22 DECEMBER 1939, Page 21

DANUBIAN PROBLEMS

Snt,—In an interesting review of my book Down River in your issue of last week, Mr. Anthony Powell sums up my argument in what I feel is a rather misleading fashion. Ac- cording to him, I maintain that the only solution to the problems of the Danubian basin is Communism, and I point " to the Soviet as the desirable anatomist of the Gordian knot."

This is not the case. In my final chapter, having drawn the threads of my argument in the rest of the book together, I suggest that a form of federation for the whole basin is the only durable solution (very largely for the reasons put forward by Mr. Hayek in his letter in the same issue), but I do not say that this can come by Soviet action alone. On the con- trary, I state it as my view, writing before the war broke out, that the U.S.S.R. should only be one of several Great Powers called in to guarantee and finance such a Federation. What I do say is that the example of Socialist experiment so close to them has made the people of Central and Balkan Europe impatient of the paradox that lies in great productive power on the one hand, and unemployment and underconsumption on the other ; and that future plans will have to provide for at least a drastic modification of this feature of modern finance- capitalism.
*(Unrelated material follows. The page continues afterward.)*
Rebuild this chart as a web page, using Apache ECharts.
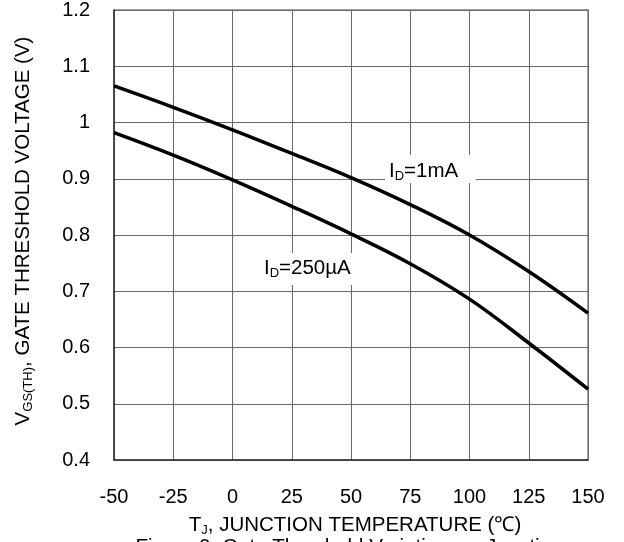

Communism, or some form of indigenous Socialism, may indeed follow from the failure to carry through such plans, or from the extension of the war to this area ; but the chance is still there.

The problem of Pan-Slavism, to which I devote some space, is clearly separate, and I at no point suggest that an increase in Pan-Slav sentiment and activity can cut the Gordian knot, though it may give it an extra twist away from Pan-Germanism. It is obvious that if a new Pan-Slav wave swept up the Danube, it would not help Rumanians, or Magyars, or Austrians much, all of them non-Slav peoples. And in connexion with this point, I am inclined to think that Mr. Powell may be wrong in believing that Russia's popularity with Czechs, Yugoslays, or Bulgars has been undermined by her recent actions. An expansionist imperialism on the part of the Tsars was behind the movement in the old days, and a return of Russia to such a policy may fan the flames rather than damp them.—Yours, &c., JOHN LEHMANN.

45 Mecklenburgh Square, London, W.C.1.